Structured Employment Interviews
There are two types of interviews: structured and unstructured. While structured interviews have a fixed format, an established set of questions to be answered, and a predetermined procedure for scoring responses, unstructured interviews lack a fixed format, an established set of questions, and a procedure for scoring responses. Structured -- but not unstructured -- interviews are a useful tool for predicting job performance.
If carefully implemented, structured interviews ensure that two interviewers -- who independently interview the same applicant -- will come away from the interview with a similar score for the applicant.
When employing structured interviews in the recruitment and selection process, consider the following:
- The questions asked during the structured interview should be tailored to the specific job. Each job is different and thus requires unique knowledge, skills, and abilities.
- The questions should not be solely developed by the manager. This is because the manager often does not have direct experience doing the job, and thus lacks accurate and complete information as to the knowledge, skills, and abilities needed. Instead, consult with subject matter experts (e.g., those who have experience doing the job) about what is truly required to perform the job effectively.

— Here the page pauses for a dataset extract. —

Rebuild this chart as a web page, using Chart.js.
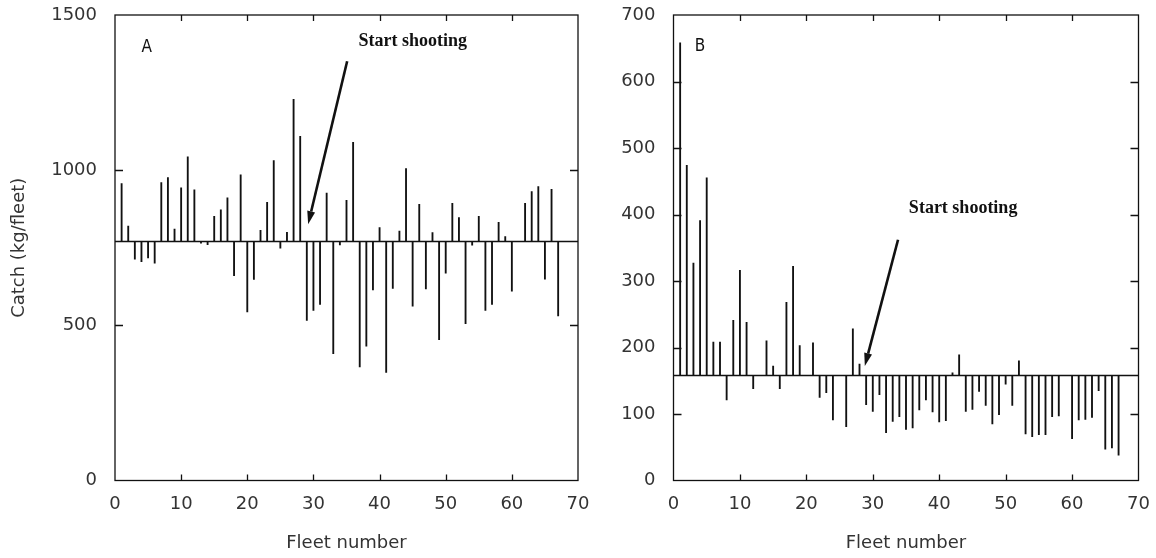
<!DOCTYPE html>
<html>
<head>
<meta charset="utf-8">
<script src="https://cdn.jsdelivr.net/npm/chart.js@4.4.1/dist/chart.umd.min.js"></script>
<style>
  html, body { margin: 0; padding: 0; background: #fff; }
  body { width: 1156px; height: 558px; position: relative; overflow: hidden; }
  canvas { position: absolute; top: -40px; }
  #cA { left: 0; }
  #cB { left: 580px; }
</style>
</head>
<body>
<canvas id="cA" width="640" height="598"></canvas>
<canvas id="cB" width="620" height="598"></canvas>
<script>
// ---------------- DATA ----------------
const fleets = [1,2,3,4,5,6,7,8,9,10,11,12,13,14,15,16,17,18,19,20,21,22,23,24,25,26,27,28,29,30,
  31,32,33,34,35,36,37,38,39,40,41,42,43,44,45,46,47,48,49,50,51,52,53,54,55,56,57,58,59,60,
  61,62,63,64,65,66,67];

// Panel A: catch (kg/fleet) per fleet, plotted relative to the mean line
const catchA = [957,820,713,705,717,700,960,976,810,943,1043,937,765,760,851,872,911,660,985,543,
  648,806,896,1031,749,800,1228,1109,516,548,567,926,409,759,903,1090,366,433,614,815,
  348,619,804,1005,562,890,617,799,454,668,893,847,505,758,851,548,567,832,786,610,
  null,893,931,947,649,938,530];
const baseA = 770;

// Panel B
const catchB = [658,474,327,391,455,208,208,121,241,316,238,138,null,210,172,138,268,322,203,null,
  207,125,132,91,null,81,228,175,114,104,129,72,89,96,77,79,106,121,103,88,
  90,162,189,104,107,134,113,85,99,145,113,180,70,66,69,69,96,97,null,63,
  91,92,95,135,47,49,38];
const baseB = 158;

const xTicks = [0,10,20,30,40,50,60,70];
const yTicksA = [0,500,1000,1500];
const yTicksB = [0,100,200,300,400,500,600,700];
const panelLabels = ['A','B'];
const noteText = 'Start shooting';
const xTitle = 'Fleet number';
const yTitle = 'Catch (kg/fleet)';

// ---------------- RENDER ----------------
const FONT = '"DejaVu Sans", "Liberation Sans", sans-serif';
const INK = '#111';
const TXT = '#333';
const FS = 18;

const framePlugin = {
  id: 'frame',
  afterDatasetsDraw(chart, args, o) {
    const {ctx, chartArea: a, scales: {x, y}} = chart;
    ctx.save();
    ctx.strokeStyle = INK;
    ctx.lineWidth = 1.3;
    ctx.strokeRect(a.left, a.top, a.right - a.left, a.bottom - a.top);
    ctx.beginPath();
    x.ticks.forEach(t => {
      if (t.value <= x.min || t.value >= x.max) return;
      const px = Math.round(x.getPixelForValue(t.value)) + 0.5;
      ctx.moveTo(px, a.bottom); ctx.lineTo(px, a.bottom - 6);
      ctx.moveTo(px, a.top); ctx.lineTo(px, a.top + 6);
    });
    y.ticks.forEach(t => {
      if (t.value <= y.min || t.value >= y.max) return;
      const py = Math.round(y.getPixelForValue(t.value)) + 0.5;
      ctx.moveTo(a.left, py); ctx.lineTo(a.left + 8, py);
      ctx.moveTo(a.right, py); ctx.lineTo(a.right - 8, py);
    });
    ctx.stroke();

    // panel letter
    ctx.fillStyle = INK;
    ctx.font = '17px "DejaVu Sans Condensed", ' + FONT;
    ctx.textAlign = 'center';
    ctx.textBaseline = 'middle';
    ctx.fillText(o.label, x.getPixelForValue(o.labelAt[0]), y.getPixelForValue(o.labelAt[1]));

    // note text
    ctx.font = 'bold 18px "Liberation Serif", "Times New Roman", serif';
    ctx.fillText(noteText, x.getPixelForValue(o.textAt[0]), y.getPixelForValue(o.textAt[1]));

    // arrow
    const x1 = x.getPixelForValue(o.arrowFrom[0]), y1 = y.getPixelForValue(o.arrowFrom[1]);
    const x2 = x.getPixelForValue(o.arrowTo[0]), y2 = y.getPixelForValue(o.arrowTo[1]);
    const ang = Math.atan2(y2 - y1, x2 - x1);
    const hl = 13, hw = 4;
    const bx = x2 - hl * Math.cos(ang), by = y2 - hl * Math.sin(ang);
    ctx.lineWidth = 2.6;
    ctx.beginPath();
    ctx.moveTo(x1, y1); ctx.lineTo(bx, by); ctx.stroke();
    ctx.beginPath();
    ctx.moveTo(x2, y2);
    ctx.lineTo(bx + hw * Math.sin(ang), by - hw * Math.cos(ang));
    ctx.lineTo(bx - hw * Math.sin(ang), by + hw * Math.cos(ang));
    ctx.closePath();
    ctx.fill();
    ctx.restore();
  }
};

function makeChart(id, values, base, yMax, yTicks, yWidth, pad, ann, showYTitle) {
  const barData = fleets.map((f, i) => ({x: f, y: values[i]}));
  const lineData = [{x: xTicks[0], y: base}, {x: xTicks[xTicks.length - 1], y: base}];
  return new Chart(document.getElementById(id), {
    type: 'bar',
    data: {
      datasets: [
        { type: 'bar', data: barData, base: base, backgroundColor: INK, borderWidth: 0,
          barThickness: 1.2, order: 2 },
        { type: 'line', data: lineData, borderColor: INK, borderWidth: 1.6, pointRadius: 0,
          fill: false, order: 1 }
      ]
    },
    options: {
      responsive: false,
      animation: false,
      devicePixelRatio: 1,
      layout: { padding: pad },
      plugins: { legend: { display: false }, tooltip: { enabled: false }, frame: ann },
      scales: {
        x: {
          type: 'linear', min: 0, max: 70, offset: false,
          afterBuildTicks: s => { s.ticks = xTicks.map(v => ({value: v})); },
          afterFit: s => { s.height = 77.5; },
          grid: { display: false, drawTicks: false },
          border: { display: false },
          ticks: { padding: 13, color: TXT, font: { family: FONT, size: FS }, maxRotation: 0,
                   callback: v => String(v) },
          title: { display: true, text: xTitle, color: TXT, font: { family: FONT, size: FS },
                   padding: { top: 0, bottom: 4 } }
        },
        y: {
          type: 'linear', min: 0, max: yMax,
          afterBuildTicks: s => { s.ticks = yTicks.map(v => ({value: v})); },
          afterFit: s => { s.width = yWidth; },
          grid: { display: false, drawTicks: false },
          border: { display: false },
          ticks: { padding: 18, color: TXT, font: { family: FONT, size: FS },
                   callback: v => String(v) },
          title: { display: showYTitle, text: yTitle, color: TXT, font: { family: FONT, size: FS },
                   padding: { top: 9, bottom: 0 } }
        }
      }
    },
    plugins: [framePlugin]
  });
}

makeChart('cA', catchA, baseA, 1500, yTicksA, 115, {left: 0, right: 62, top: 55, bottom: 0},
  { label: panelLabels[0], labelAt: [4.8, 1395], textAt: [45, 1415],
    arrowFrom: [35.1, 1351], arrowTo: [29.2, 826] }, true);

makeChart('cB', catchB, baseB, 700, yTicksB, 93.5, {left: 0, right: 61.5, top: 55, bottom: 0},
  { label: panelLabels[1], labelAt: [4.0, 653], textAt: [43.6, 410],
    arrowFrom: [33.8, 362], arrowTo: [28.8, 172] }, false);
</script>
</body>
</html>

- The scoring rubric for each question should be described in terms of observable behaviors. A rubric that is grounded in terms of observable behaviors will produce more consensus across multiple interviewers, as the more observable a behavior is, the more that it can be "seen" by multiple interviewers. In contrast to observable behaviors, impressions are inherently subjective, making it more challenging for multiple interviewers to agree on a score.
Good interviewing is an art as well as science. General mental ability tests, work sample tests, and structured interviews are techniques that should be in every HR's toolkit, while less effective methods -- such as personality tests, reference checks, and interest surveys -- should be avoided.